__EXERCISE AIM__
In the entries below, count every line containing "matplotlib". Return the number and nothing else.

Source data:

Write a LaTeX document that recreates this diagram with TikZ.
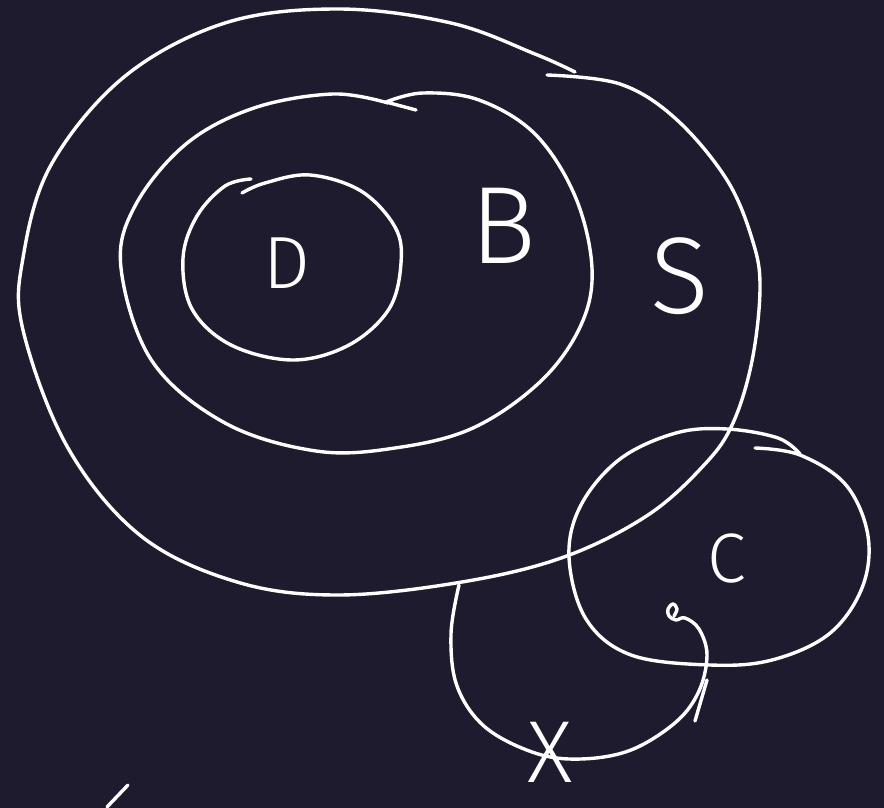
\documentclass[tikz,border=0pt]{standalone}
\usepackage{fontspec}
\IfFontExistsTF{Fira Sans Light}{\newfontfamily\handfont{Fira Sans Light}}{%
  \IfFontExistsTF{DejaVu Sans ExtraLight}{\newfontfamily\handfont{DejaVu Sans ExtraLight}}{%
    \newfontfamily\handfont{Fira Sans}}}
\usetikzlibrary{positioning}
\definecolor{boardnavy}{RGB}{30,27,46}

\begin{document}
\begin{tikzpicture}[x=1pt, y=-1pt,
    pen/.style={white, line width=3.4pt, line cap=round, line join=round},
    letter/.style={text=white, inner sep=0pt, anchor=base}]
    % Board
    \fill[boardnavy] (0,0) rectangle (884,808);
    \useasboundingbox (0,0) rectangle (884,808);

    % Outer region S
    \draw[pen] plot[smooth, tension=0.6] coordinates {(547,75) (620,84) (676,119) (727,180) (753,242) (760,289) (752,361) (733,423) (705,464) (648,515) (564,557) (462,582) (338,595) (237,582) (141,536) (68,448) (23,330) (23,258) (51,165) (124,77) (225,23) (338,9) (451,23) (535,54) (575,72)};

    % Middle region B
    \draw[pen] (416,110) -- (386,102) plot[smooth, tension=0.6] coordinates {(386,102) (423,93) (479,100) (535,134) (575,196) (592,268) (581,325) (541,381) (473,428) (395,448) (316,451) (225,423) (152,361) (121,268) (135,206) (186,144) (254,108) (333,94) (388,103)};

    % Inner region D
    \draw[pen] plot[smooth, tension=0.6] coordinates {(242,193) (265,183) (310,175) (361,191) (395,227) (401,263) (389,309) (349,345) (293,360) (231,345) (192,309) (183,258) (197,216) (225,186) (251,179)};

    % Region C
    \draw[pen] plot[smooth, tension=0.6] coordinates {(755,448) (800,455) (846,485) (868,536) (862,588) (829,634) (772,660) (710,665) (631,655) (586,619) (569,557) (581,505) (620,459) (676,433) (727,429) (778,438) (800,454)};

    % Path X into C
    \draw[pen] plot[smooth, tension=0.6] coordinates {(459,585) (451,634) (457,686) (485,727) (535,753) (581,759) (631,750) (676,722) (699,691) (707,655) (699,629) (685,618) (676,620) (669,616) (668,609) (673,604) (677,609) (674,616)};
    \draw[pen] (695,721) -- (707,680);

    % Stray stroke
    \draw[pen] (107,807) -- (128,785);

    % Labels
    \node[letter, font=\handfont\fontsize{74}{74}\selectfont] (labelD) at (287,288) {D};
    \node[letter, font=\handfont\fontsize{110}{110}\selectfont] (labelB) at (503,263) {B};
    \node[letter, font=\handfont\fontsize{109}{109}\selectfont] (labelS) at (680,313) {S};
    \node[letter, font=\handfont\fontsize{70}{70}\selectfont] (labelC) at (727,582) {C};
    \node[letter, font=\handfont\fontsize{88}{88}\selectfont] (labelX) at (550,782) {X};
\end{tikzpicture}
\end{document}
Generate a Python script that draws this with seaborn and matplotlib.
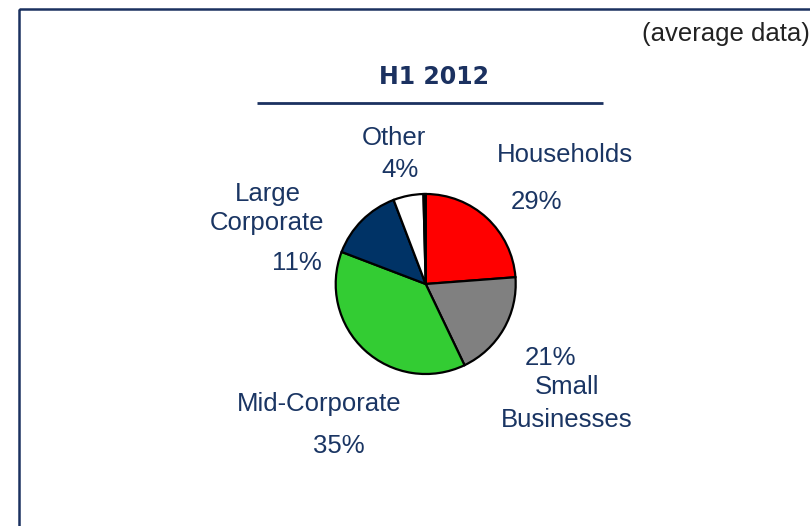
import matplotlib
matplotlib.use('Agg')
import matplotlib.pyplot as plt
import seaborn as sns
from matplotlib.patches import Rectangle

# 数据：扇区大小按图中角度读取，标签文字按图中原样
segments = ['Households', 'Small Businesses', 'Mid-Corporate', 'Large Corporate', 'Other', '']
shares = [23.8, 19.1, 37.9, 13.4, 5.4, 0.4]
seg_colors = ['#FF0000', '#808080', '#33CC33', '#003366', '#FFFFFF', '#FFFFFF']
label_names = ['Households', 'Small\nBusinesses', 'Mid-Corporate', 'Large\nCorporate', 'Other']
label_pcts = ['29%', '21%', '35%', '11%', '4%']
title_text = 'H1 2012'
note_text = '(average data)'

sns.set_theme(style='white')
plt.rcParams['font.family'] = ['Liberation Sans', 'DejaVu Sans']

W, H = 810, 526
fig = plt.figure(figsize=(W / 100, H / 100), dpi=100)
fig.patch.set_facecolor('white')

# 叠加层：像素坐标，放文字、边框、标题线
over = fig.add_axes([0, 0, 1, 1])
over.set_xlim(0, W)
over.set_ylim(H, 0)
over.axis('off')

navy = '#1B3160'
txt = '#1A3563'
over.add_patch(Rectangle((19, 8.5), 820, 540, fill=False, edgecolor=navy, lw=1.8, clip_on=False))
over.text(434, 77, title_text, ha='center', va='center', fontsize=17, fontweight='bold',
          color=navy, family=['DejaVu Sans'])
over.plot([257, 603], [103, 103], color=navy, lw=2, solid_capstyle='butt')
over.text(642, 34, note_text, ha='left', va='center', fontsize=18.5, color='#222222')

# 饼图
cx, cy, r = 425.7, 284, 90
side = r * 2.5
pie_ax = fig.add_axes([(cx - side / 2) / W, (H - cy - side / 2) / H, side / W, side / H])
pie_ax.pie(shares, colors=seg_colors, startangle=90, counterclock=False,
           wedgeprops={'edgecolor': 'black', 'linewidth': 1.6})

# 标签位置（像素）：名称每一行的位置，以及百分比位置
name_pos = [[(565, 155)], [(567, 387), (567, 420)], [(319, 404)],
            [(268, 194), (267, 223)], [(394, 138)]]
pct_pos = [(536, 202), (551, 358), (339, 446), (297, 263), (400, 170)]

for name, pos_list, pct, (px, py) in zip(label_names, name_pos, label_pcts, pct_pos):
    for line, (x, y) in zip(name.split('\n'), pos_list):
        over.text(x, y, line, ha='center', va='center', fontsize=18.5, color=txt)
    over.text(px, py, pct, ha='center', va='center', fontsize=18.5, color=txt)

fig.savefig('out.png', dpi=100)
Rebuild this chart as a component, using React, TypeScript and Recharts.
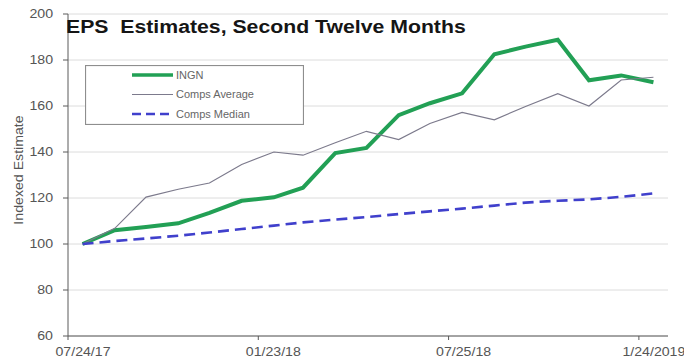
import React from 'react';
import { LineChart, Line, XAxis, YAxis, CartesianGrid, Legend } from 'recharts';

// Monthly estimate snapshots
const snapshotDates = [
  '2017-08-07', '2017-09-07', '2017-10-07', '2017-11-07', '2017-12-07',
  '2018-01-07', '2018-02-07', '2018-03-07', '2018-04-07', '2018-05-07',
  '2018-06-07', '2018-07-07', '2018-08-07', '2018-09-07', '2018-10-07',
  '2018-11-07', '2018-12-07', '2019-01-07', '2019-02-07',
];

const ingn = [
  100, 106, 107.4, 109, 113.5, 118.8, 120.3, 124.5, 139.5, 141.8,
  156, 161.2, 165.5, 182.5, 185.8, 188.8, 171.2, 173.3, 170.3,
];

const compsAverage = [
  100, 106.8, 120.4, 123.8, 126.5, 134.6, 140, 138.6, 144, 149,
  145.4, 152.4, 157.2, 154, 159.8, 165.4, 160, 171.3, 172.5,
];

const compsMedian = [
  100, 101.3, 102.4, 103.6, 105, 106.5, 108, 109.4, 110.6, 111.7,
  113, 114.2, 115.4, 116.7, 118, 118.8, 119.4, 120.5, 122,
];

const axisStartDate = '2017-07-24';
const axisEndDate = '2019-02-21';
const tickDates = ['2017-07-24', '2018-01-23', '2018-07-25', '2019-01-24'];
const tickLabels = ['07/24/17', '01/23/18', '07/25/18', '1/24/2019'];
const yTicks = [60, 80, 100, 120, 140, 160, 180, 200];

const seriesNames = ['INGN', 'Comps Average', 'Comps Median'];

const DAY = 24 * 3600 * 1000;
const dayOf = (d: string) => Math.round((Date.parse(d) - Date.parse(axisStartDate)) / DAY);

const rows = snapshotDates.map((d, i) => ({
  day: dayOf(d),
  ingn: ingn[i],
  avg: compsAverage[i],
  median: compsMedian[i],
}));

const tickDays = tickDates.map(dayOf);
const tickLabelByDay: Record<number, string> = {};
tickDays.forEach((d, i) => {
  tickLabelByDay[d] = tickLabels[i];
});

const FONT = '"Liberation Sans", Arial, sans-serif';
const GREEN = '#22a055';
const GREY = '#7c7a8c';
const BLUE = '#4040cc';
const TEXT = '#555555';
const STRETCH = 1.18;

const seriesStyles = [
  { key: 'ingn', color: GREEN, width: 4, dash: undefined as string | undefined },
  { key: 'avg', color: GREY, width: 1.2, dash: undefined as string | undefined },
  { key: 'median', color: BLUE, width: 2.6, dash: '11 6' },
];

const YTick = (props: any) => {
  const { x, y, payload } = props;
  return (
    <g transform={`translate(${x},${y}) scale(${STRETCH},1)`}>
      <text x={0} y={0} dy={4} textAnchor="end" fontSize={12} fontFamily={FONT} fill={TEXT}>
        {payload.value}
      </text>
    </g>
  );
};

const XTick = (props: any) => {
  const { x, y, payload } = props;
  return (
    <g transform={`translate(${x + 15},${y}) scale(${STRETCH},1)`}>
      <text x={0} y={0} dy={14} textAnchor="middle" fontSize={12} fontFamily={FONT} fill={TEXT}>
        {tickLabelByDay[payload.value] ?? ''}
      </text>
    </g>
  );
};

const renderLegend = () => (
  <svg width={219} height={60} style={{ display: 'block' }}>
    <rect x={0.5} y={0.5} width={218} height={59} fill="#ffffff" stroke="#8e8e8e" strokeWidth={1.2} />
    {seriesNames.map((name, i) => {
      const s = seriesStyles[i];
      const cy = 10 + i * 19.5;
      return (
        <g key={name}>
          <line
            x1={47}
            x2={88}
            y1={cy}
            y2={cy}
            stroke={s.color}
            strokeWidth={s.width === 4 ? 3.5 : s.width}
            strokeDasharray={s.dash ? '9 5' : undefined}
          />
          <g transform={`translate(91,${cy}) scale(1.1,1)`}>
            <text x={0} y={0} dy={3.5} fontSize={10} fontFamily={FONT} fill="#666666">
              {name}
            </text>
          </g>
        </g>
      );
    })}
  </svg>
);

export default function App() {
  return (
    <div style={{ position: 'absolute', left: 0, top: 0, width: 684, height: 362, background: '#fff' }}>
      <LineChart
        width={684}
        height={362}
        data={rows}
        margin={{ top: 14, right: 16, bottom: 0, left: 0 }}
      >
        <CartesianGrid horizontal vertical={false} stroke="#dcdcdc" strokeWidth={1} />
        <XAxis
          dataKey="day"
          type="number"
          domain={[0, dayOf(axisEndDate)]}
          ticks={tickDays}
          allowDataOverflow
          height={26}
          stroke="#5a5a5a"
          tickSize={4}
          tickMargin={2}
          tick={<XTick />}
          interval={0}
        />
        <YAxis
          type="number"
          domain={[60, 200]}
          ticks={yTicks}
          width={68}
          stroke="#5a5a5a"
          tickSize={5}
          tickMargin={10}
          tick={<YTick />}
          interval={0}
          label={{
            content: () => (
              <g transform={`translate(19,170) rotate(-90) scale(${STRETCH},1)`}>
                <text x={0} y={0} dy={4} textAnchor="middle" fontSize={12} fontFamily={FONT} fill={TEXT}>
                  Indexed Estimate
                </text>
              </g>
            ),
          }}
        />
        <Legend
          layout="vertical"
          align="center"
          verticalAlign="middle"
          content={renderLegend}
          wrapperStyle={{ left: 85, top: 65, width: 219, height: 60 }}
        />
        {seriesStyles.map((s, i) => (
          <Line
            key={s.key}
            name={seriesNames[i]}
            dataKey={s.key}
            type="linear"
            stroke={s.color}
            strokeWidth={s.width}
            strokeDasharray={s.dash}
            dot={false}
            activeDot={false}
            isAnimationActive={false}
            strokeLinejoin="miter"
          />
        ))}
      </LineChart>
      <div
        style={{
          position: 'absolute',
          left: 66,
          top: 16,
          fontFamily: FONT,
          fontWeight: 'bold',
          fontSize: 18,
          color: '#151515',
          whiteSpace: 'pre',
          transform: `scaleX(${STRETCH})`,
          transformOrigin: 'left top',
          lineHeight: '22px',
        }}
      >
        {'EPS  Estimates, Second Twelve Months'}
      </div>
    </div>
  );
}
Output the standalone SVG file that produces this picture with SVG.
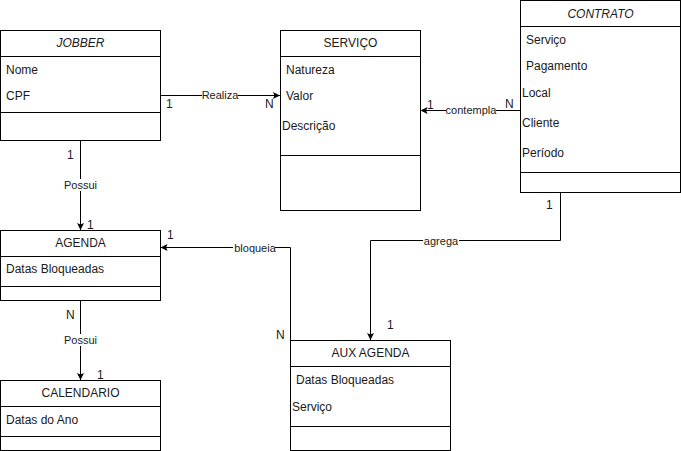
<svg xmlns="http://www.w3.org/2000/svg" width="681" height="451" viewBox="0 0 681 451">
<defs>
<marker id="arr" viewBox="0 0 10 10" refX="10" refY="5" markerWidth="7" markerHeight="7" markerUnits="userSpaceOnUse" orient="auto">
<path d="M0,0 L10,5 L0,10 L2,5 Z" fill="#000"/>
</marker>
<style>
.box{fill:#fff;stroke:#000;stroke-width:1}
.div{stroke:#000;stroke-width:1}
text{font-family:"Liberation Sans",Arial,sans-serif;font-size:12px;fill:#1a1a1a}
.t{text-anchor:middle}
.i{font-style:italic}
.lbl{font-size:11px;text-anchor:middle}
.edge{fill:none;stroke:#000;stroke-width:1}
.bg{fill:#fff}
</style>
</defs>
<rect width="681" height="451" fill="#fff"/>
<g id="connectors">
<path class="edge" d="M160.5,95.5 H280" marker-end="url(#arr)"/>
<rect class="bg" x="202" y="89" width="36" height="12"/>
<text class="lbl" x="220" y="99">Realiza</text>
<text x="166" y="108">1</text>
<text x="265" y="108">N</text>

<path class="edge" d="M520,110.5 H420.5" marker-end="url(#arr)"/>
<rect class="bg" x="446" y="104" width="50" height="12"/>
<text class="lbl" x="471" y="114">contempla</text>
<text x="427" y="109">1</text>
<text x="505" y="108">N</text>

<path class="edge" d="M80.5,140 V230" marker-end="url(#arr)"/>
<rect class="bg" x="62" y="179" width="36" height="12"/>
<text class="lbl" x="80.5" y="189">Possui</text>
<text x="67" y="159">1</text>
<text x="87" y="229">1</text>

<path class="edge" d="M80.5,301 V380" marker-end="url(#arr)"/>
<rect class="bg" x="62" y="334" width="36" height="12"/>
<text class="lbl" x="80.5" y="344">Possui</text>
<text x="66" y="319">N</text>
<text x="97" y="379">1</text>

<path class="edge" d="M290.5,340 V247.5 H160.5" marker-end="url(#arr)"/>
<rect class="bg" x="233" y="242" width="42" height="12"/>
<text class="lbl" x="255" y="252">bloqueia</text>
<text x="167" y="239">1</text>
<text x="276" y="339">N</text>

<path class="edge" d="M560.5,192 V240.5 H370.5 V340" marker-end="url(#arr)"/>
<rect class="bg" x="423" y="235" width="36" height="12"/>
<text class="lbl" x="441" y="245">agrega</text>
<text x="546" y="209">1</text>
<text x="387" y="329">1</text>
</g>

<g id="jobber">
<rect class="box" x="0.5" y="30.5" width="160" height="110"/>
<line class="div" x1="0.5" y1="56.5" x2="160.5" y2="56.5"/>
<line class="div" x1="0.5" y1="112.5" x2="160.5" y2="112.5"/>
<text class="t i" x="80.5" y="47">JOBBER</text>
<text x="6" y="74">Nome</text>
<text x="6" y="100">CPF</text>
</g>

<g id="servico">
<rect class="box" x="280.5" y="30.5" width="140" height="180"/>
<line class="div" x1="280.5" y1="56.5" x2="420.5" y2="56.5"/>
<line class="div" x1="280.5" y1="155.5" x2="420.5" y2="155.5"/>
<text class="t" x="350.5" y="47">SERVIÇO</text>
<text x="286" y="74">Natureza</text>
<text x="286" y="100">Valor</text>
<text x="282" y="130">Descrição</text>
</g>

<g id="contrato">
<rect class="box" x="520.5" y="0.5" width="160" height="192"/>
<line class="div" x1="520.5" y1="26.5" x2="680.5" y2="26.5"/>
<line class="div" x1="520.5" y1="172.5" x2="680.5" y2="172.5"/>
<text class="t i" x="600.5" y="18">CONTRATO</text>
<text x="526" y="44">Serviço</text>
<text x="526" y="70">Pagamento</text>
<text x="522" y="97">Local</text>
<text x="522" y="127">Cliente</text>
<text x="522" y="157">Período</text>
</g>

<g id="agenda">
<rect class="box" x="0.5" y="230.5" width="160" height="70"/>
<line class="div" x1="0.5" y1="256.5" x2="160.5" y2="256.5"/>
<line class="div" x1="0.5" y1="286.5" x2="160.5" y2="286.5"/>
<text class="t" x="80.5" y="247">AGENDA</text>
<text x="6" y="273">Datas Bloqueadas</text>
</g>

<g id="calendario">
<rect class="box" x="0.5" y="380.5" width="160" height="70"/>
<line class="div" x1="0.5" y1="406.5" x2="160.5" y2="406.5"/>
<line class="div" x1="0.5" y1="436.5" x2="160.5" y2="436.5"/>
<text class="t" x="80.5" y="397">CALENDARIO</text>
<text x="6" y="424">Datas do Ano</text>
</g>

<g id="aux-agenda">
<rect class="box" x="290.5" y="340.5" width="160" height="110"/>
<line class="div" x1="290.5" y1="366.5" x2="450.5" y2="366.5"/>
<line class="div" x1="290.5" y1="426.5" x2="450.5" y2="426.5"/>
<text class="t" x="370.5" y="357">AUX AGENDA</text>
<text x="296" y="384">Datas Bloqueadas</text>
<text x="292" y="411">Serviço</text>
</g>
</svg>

__THE OUTPUT__
5